DEBUTANTE OF THE YEAR
DEMPSEY COOKHOUSE & BAR
In March, the Michelin-starred Jean-Georges Vongerichten opened Dempsey Cookhouse with great showmanship at COMO Dempsey - the stylish dining enclave owned by fashion doyenne Christina Ong. Chef Vongerichten and his senior team - including a bread Nazi who made fabulous ciabatta and pizza dough - flew in to oversee the opening. Now it's known as one of the most reasonably priced bistros with some of the best pizzas in town.
AERON CHOO, KAPPOU JAPANESE SUSHI TAPAS BAR
We've seen dedicated chefs, but not one as zealous as Aeron Choo, who might have been an escapee from a religious sushi-making cult, if there was such a thing. She lives, breathes and serves Japanese cuisine in her hole-in-the-wall omakase eatery in the time warp that is Fortune Centre. The one-woman-show works 20-hour days doing everything from cooking to serving. The food is rough around the edges but the 20-something is a cult favourite with a work ethic that puts her peers to shame.
David Lee and Ace Tan gave up careers in upscale restaurants to go into uncharted waters with Ards. They combine theatrics and solid techniques for a menu of highly original Asian-inspired fine dining. Think dry ice-shrouded oysters in osmanthus jelly or piping hot chicken soup inspired by mother's love. With menu prices topping out at $188, they're making a gamble that diners will pay a premium for local talent. We hope they win.

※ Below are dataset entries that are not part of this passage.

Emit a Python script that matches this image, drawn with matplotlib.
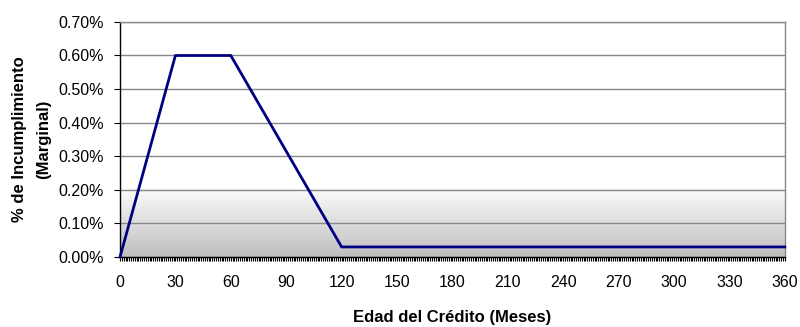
import numpy as np
import matplotlib
matplotlib.use("Agg")
import matplotlib.pyplot as plt
from matplotlib.ticker import MultipleLocator, FuncFormatter

plt.rcParams['font.family'] = ['Liberation Sans', 'DejaVu Sans']

# Curve corners: month and marginal default rate (%)
meses = [0, 30, 60, 120, 360]
tasa = [0.00, 0.60, 0.60, 0.03, 0.03]

x_ticks = [0, 30, 60, 90, 120, 150, 180, 210, 240, 270, 300, 330, 360]
y_ticks = [0.00, 0.10, 0.20, 0.30, 0.40, 0.50, 0.60, 0.70]

fig = plt.figure(figsize=(8.0, 3.27), dpi=100)
ax = fig.add_axes([0.15, 0.214, 0.831, 0.719])

ax.set_xlim(0, 360)
ax.set_ylim(0, 0.70)

# Grey shading in the lower band of the plot
grad = np.linspace(0.0, 1.0, 256).reshape(-1, 1)
c_top = np.array([0.985, 0.985, 0.985])
c_bot = np.array([0.745, 0.745, 0.745])
img = c_bot[None, None, :] * (1 - grad[:, :, None]) + c_top[None, None, :] * grad[:, :, None]
ax.imshow(img, extent=[0, 360, 0, 0.20], origin='lower', aspect='auto', zorder=0,
          interpolation='bilinear')

ax.set_yticks(y_ticks)
ax.yaxis.grid(True, color='#888888', linewidth=1.0, zorder=1)
ax.set_axisbelow(True)

ax.plot(meses, tasa, color='#000080', linewidth=2.0, solid_joinstyle='round',
        zorder=3, clip_on=False)

ax.set_xticks(x_ticks)
ax.xaxis.set_minor_locator(MultipleLocator(1))
ax.tick_params(axis='x', which='major', length=3, width=0.8, pad=10, labelsize=11.5)
ax.tick_params(axis='x', which='minor', length=3, width=0.8, color='black')
ax.tick_params(axis='y', which='major', length=4.3, width=0.8, pad=7.5, labelsize=11.5)
ax.yaxis.set_major_formatter(FuncFormatter(lambda v, p: f"{v:.2f}%"))

for side in ('top', 'right'):
    ax.spines[side].set_color('#888888')
    ax.spines[side].set_linewidth(1.0)
for side in ('left', 'bottom'):
    ax.spines[side].set_color('black')
    ax.spines[side].set_linewidth(1.0)

ax.set_xlabel('Edad del Crédito (Meses)', fontsize=12, fontweight='bold', labelpad=14)
ax.set_ylabel('% de Incumplimiento\n(Marginal)', fontsize=12, fontweight='bold',
              labelpad=5, linespacing=1.75)

fig.savefig('out.png', dpi=100)
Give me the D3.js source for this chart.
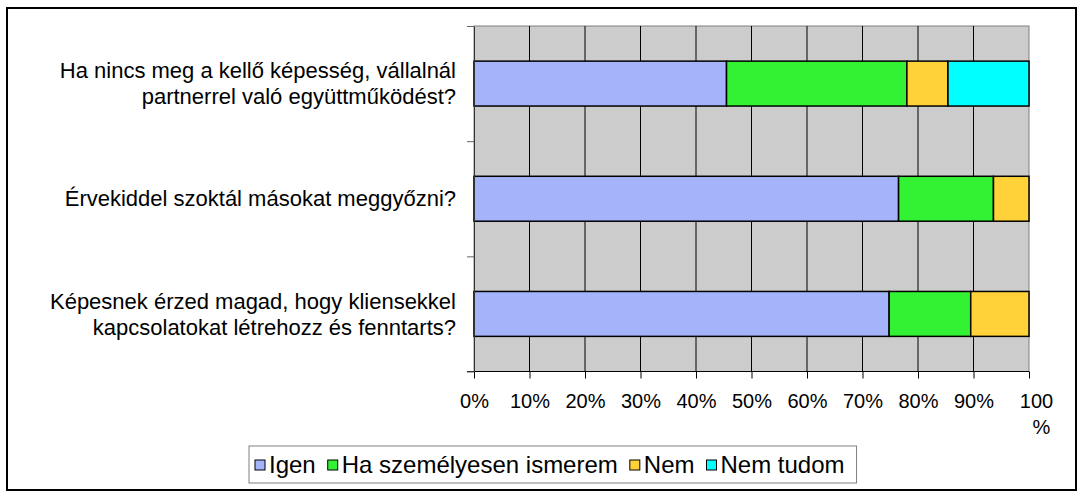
<!DOCTYPE html>
<html>
<head>
<meta charset="utf-8">
<script src="https://cdn.jsdelivr.net/npm/d3@7"></script>
<style>
  body { margin: 0; background: #fff; }
  text { font-family: "Liberation Sans", Arial, sans-serif; fill: #000; }
</style>
</head>
<body>
<div id="chart"></div>
<script>
// data
const categories = [
  'Ha nincs meg a kellő képesség, vállalnál\npartnerrel való együttműködést?',
  'Érvekiddel szoktál másokat meggyőzni?',
  'Képesnek érzed magad, hogy kliensekkel\nkapcsolatokat létrehozz és fenntarts?'
];
const seriesNames = ['Igen', 'Ha személyesen ismerem', 'Nem', 'Nem tudom'];
const igen = [45.5, 76.5, 74.8];
const haSzemelyesen = [32.5, 17.1, 14.7];
const nem = [7.4, 6.4, 10.5];
const nemTudom = [14.6, 0, 0];
const tickValues = [0, 10, 20, 30, 40, 50, 60, 70, 80, 90, 100];
const colors = ['#a5b4fa', '#33f233', '#ffd23a', '#00ffff'];

const W = 1083, H = 492;
const margin = {top: 26, right: 54, bottom: 120.5, left: 474};
const width = W - margin.left - margin.right,
      height = H - margin.top - margin.bottom;

const svg = d3.select('#chart').append('svg')
    .attr('width', W)
    .attr('height', H);

// outer frame
svg.append('rect')
    .attr('x', 7).attr('y', 8)
    .attr('width', 1069).attr('height', 482)
    .attr('fill', 'none')
    .attr('stroke', '#000')
    .attr('stroke-width', 2);

const g = svg.append('g')
    .attr('transform', `translate(${margin.left},${margin.top})`);

const xScale = d3.scaleLinear().domain([0, 100]).range([0, width]);
const yScale = d3.scaleBand().domain(categories).range([0, height]);

// plot background
g.append('rect')
    .attr('width', width).attr('height', height)
    .attr('fill', '#cccccc')
    .attr('stroke', '#808080');

// vertical gridlines
g.selectAll('.grid')
    .data(tickValues.slice(1, -1))
    .join('line')
    .attr('class', 'grid')
    .attr('x1', d => xScale(d)).attr('x2', d => xScale(d))
    .attr('y1', 0).attr('y2', height)
    .attr('stroke', '#000')
    .attr('stroke-width', 1);

// stacked bars
const rows = categories.map((c, i) => ({
  cat: c,
  'Igen': igen[i],
  'Ha személyesen ismerem': haSzemelyesen[i],
  'Nem': nem[i],
  'Nem tudom': nemTudom[i]
}));
const series = d3.stack().keys(seriesNames)(rows);
const barH = yScale.bandwidth() * 0.39;

g.selectAll('.series')
    .data(series)
    .join('g')
    .attr('class', 'series')
    .attr('fill', (d, i) => colors[i])
    .selectAll('rect')
    .data(d => d.filter(p => p[1] - p[0] > 0))
    .join('rect')
    .attr('x', d => xScale(d[0]))
    .attr('width', d => xScale(d[1]) - xScale(d[0]))
    .attr('y', d => yScale(d.data.cat) + (yScale.bandwidth() - barH) / 2)
    .attr('height', barH)
    .attr('stroke', '#000')
    .attr('stroke-width', 1.5);

// x axis
const xAxis = d3.axisBottom(xScale)
    .tickValues(tickValues)
    .tickSize(7)
    .tickSizeOuter(0)
    .tickFormat(d => d + '%');

const xg = g.append('g')
    .attr('transform', `translate(0,${height})`)
    .call(xAxis);
xg.select('.domain').remove();
xg.append('line')
    .attr('x1', -7).attr('x2', width)
    .attr('stroke', '#000');
xg.selectAll('.tick line').attr('stroke', '#000');
xg.selectAll('.tick text')
    .attr('y', 22)
    .attr('dy', '0.71em')
    .style('font-size', '20px')
    .style('font-family', '"Liberation Sans", Arial, sans-serif')
    .attr('fill', '#000')
    .each(function(d) {
      // "100%" wraps onto two lines like in the original
      if (d === 100) {
        const t = d3.select(this).text(null);
        t.append('tspan').attr('x', 7).text('100');
        t.append('tspan').attr('x', 12).attr('dy', '1.3em').text('%');
      }
    });

// y axis (ticks at band boundaries)
const yEdges = d3.scaleLinear().domain([0, categories.length]).range([0, height]);
const yAxis = d3.axisLeft(yEdges)
    .ticks(categories.length)
    .tickSize(7)
    .tickSizeOuter(0)
    .tickFormat('');
const yg = g.append('g').call(yAxis);
yg.select('.domain').attr('stroke', '#333');
yg.selectAll('.tick line').attr('stroke', '#666');

// category labels
categories.forEach(c => {
  const lines = c.split('\n');
  const cy = yScale(c) + yScale.bandwidth() / 2;
  const lh = 26;
  const t = g.append('text')
      .attr('text-anchor', 'end')
      .style('font-size', '22px');
  lines.forEach((l, i) => {
    t.append('tspan')
        .attr('x', -18)
        .attr('y', cy + (i - (lines.length - 1) / 2) * lh)
        .attr('dy', '0.35em')
        .text(l);
  });
});

// legend
const legend = svg.append('g');
const legendBox = legend.append('rect')
    .attr('fill', '#fff')
    .attr('stroke', '#808080');
let lx = 255;
const ly = 465;
seriesNames.forEach((name, i) => {
  legend.append('rect')
      .attr('x', lx).attr('y', ly - 5)
      .attr('width', 10).attr('height', 10)
      .attr('fill', colors[i])
      .attr('stroke', '#000');
  const t = legend.append('text')
      .attr('x', lx + 14).attr('y', ly)
      .attr('dy', '0.35em')
      .style('font-size', '24px')
      .text(name);
  lx += 14 + t.node().getComputedTextLength() + 12;
});
legendBox
    .attr('x', 249).attr('y', 446)
    .attr('width', lx - 249).attr('height', 37);
</script>
</body>
</html>
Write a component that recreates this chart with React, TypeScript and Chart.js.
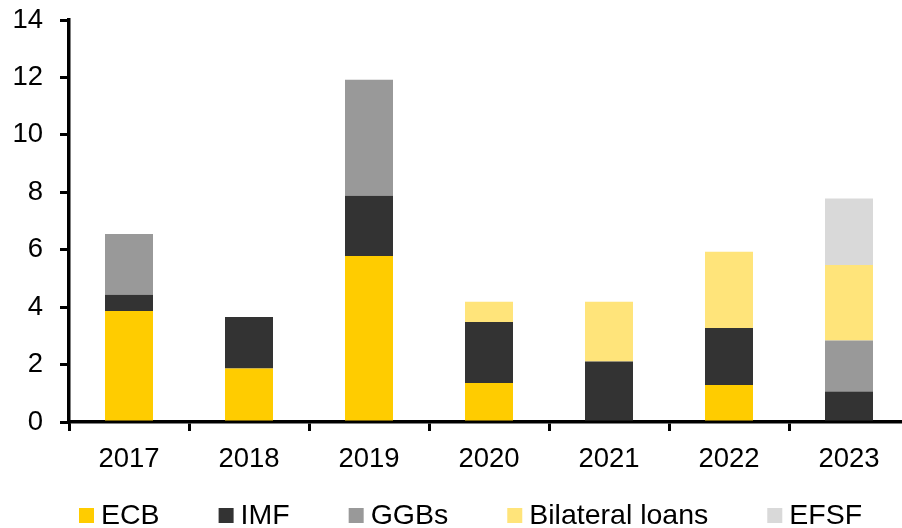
import React, { useEffect, useRef } from "react";
import { Chart, registerables } from "chart.js";

Chart.register(...registerables);

const years = ["2017", "2018", "2019", "2020", "2021", "2022", "2023"];
const ecb = [3.87, 1.86, 5.78, 1.36, 0, 1.29, 0];
const imf = [0.56, 1.8, 2.1, 2.12, 2.11, 1.98, 1.06];
const ggbs = [2.12, 0, 4.04, 0, 0, 0, 1.78];
const bilateral = [0, 0, 0, 0.71, 2.08, 2.66, 2.63];
const efsf = [0, 0, 0, 0, 0, 0, 2.31];
const seriesNames = ["ECB", "IMF", "GGBs", "Bilateral loans", "EFSF"];
const seriesColors = ["#FFCC00", "#333333", "#999999", "#FFE47A", "#D9D9D9"];
const yTicks = [0, 2, 4, 6, 8, 10, 12, 14];

const FONT = "'Liberation Sans', Arial, sans-serif";

const legendPlugin = {
  id: "customLegend",
  afterDraw(chart: any) {
    const ctx = chart.ctx;
    ctx.save();
    ctx.font = `28.5px ${FONT}`;
    ctx.textBaseline = "alphabetic";
    ctx.textAlign = "left";
    let x = 79;
    const boxY = 508;
    const box = 15;
    chart.data.datasets.forEach((ds: any) => {
      ctx.fillStyle = ds.backgroundColor;
      ctx.fillRect(x, boxY, box, box);
      x += box + 7;
      ctx.fillStyle = "#000";
      ctx.fillText(ds.label, x, 524);
      x += ctx.measureText(ds.label).width + 59;
    });
    ctx.restore();
  },
};

export default function App() {
  const ref = useRef<HTMLCanvasElement>(null);
  useEffect(() => {
    document.body.style.margin = "0";
    const data = [ecb, imf, ggbs, bilateral, efsf];
    const chart = new Chart(ref.current!, {
      type: "bar",
      data: {
        labels: years,
        datasets: data.map((d, i) => ({
          label: seriesNames[i],
          data: d,
          backgroundColor: seriesColors[i],
          borderWidth: 0,
          barPercentage: 0.4,
          categoryPercentage: 1,
        })),
      },
      options: {
        responsive: false,
        animation: false,
        devicePixelRatio: 1,
        layout: { padding: { top: 20, bottom: 48, left: 0, right: 0 } },
        plugins: { legend: { display: false }, tooltip: { enabled: false } },
        scales: {
          x: {
            stacked: true,
            afterFit: (s: any) => {
              s.height = 58;
              s.paddingLeft = 0;
              s.paddingRight = 0;
            },
            grid: {
              display: true,
              drawOnChartArea: false,
              drawTicks: true,
              tickLength: 9,
              color: "#000",
              lineWidth: 3,
              offset: true,
            },
            border: { display: true, color: "#000", width: 3.5 },
            ticks: {
              color: "#000",
              font: { family: FONT, size: 27.5 },
              padding: 12,
              maxRotation: 0,
            },
          },
          y: {
            stacked: true,
            min: 0,
            max: 14,
            afterFit: (s: any) => {
              s.width = 69;
              s.paddingTop = 0;
              s.paddingBottom = 0;
            },
            afterBuildTicks: (s: any) => {
              s.ticks = yTicks.map((v) => ({ value: v }));
            },
            grid: {
              display: true,
              drawOnChartArea: false,
              drawTicks: true,
              tickLength: 9,
              color: "#000",
              lineWidth: 3,
            },
            border: { display: true, color: "#000", width: 3.5 },
            ticks: {
              color: "#000",
              font: { family: FONT, size: 27.5 },
              padding: 17,
            },
          },
        },
      },
      plugins: [legendPlugin],
    });
    return () => chart.destroy();
  }, []);
  return (
    <div style={{ width: 902, height: 528, overflow: "hidden" }}>
      <canvas ref={ref} width={909} height={528} style={{ width: 909, height: 528, display: "block" }} />
    </div>
  );
}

GAN MING KIAT, MUSTARD SEED POP-UP
For a brief time this year, the foodie underworld was abuzz over Gan Ming Kiat's series of pop-up dinners. With experience gained from Japanese restaurant Goto and Peranakan eatery Candlenut, he served original creations such as beef tartare with buah keluak sambal, served in homemade kueh pie tee shells; or homemade yong tau foo. The idea was to get feedback, but his pop-up soon became eagerly-awaited affairs. The pop-up has since ended, but fans are awaiting his next move - a proper restaurant?